The trick is matching the mood of the color to the mood of the artwork. Clean white ink on deep black feels stark and commanding. Red on black feels dramatic and dangerous. Faded neutrals can make a graphic feel more haunted than aggressive. It depends on what kind of presence you want to bring into the room.
What to avoid in any guide to oversized graphic tees
The first mistake is choosing oversized when you actually mean ill-fitting. If the neckline is warped, the sleeves are awkwardly long, or the shirt tents outward in a way that hides all shape, it is not serving the look.
The second mistake is overstyling. When the tee already has a loud graphic, giant accessories, loud pants, and competing layers can turn the outfit into visual static. Let one or two elements dominate.
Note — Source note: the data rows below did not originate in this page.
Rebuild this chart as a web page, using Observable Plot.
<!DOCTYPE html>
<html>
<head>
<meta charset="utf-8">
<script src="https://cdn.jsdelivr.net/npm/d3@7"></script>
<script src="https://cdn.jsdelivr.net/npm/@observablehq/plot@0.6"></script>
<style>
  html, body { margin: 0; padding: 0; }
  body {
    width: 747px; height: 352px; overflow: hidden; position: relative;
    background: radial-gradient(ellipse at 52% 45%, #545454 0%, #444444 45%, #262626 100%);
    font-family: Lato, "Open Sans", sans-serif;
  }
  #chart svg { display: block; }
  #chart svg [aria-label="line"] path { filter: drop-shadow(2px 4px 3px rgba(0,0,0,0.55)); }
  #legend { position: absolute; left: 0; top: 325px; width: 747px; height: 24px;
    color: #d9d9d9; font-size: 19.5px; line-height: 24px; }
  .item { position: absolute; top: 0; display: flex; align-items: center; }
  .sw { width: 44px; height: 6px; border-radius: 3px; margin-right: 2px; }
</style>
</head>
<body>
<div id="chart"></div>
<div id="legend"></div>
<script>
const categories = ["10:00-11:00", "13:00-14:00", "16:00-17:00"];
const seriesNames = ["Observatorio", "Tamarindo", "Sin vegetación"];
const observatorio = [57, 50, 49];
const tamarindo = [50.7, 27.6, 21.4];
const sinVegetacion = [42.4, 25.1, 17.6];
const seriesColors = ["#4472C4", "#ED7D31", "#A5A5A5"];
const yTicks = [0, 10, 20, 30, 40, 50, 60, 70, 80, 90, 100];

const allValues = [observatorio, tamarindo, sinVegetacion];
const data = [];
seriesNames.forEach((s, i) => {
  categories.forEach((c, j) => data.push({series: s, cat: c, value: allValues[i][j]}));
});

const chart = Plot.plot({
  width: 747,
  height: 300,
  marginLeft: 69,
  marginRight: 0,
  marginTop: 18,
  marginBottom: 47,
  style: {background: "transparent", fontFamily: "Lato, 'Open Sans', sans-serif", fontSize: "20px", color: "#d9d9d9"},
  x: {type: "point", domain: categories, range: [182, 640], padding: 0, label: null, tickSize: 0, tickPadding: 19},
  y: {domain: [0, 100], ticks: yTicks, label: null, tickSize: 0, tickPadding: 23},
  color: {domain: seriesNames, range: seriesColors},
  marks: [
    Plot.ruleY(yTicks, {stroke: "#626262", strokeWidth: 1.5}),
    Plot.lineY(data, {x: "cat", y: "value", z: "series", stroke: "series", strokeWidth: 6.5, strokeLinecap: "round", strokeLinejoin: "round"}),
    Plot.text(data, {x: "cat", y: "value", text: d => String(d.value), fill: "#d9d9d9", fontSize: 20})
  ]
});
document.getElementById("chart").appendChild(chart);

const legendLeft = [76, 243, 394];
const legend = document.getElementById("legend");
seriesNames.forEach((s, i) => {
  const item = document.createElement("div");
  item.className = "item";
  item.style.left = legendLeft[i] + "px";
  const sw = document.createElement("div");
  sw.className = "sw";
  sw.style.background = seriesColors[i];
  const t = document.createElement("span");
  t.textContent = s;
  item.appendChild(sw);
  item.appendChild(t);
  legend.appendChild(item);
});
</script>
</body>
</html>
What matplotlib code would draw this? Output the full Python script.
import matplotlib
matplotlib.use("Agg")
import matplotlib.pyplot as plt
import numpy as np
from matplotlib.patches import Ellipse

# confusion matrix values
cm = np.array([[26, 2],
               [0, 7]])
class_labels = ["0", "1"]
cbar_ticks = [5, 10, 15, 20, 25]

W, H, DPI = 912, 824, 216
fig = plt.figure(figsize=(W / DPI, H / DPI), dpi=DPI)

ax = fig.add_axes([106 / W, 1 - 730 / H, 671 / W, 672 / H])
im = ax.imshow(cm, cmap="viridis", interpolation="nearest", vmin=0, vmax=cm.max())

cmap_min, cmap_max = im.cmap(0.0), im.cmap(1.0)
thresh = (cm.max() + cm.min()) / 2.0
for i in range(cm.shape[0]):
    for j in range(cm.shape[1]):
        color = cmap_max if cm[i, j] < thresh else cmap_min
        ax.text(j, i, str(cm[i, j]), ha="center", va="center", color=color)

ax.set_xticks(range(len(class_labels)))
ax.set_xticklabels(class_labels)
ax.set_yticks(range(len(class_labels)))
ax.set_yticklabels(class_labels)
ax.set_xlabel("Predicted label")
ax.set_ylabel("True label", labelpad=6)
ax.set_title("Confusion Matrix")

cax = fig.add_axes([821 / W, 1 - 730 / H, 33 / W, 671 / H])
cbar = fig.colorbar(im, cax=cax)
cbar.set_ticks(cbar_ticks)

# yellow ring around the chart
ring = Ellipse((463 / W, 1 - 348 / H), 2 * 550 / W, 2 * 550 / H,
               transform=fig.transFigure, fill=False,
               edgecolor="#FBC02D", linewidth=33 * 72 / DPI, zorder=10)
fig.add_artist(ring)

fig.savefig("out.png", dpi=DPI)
The rest should support the spell.
The third mistake is buying based only on trend language. Relaxed fit, oversized fit, vintage fit, boxy fit - brands use these terms loosely. Read the measurements when you can. A true oversized tee should be designed with proportion in mind, not just sized up from a regular cut.
And one more thing. Not every oversized tee needs to be styled for maximum drama. Some days the right move is a killer graphic, black jeans, beat-up boots, and nothing else. Restraint can look colder than excess.
Making the look yours
The best oversized graphic tee outfits feel personal, not assembled from a checklist.
Maybe yours leans witchy with layered silver, lace, and long dark coats. Maybe it skews punk with ripped denim and hardware. Maybe it lands in that sweet spot between goth and streetwear where the silhouette is relaxed but the energy is razor sharp. There is room for all of it.
That is why this category lasts. Oversized graphic tees are one of the few pieces that can hold art, comfort, and identity at the same time. They let you dress for mood without giving up wearability. They can be thrown on in seconds and still look like a decision.
At My Gothic Girl, that is the kind of piece worth making space for - something bold enough to speak before you do.
So when you choose your next tee, do not ask whether it is trendy enough. Ask whether it feels like your uniform, your rebellion, your midnight signal. If it does, wear it like you mean it.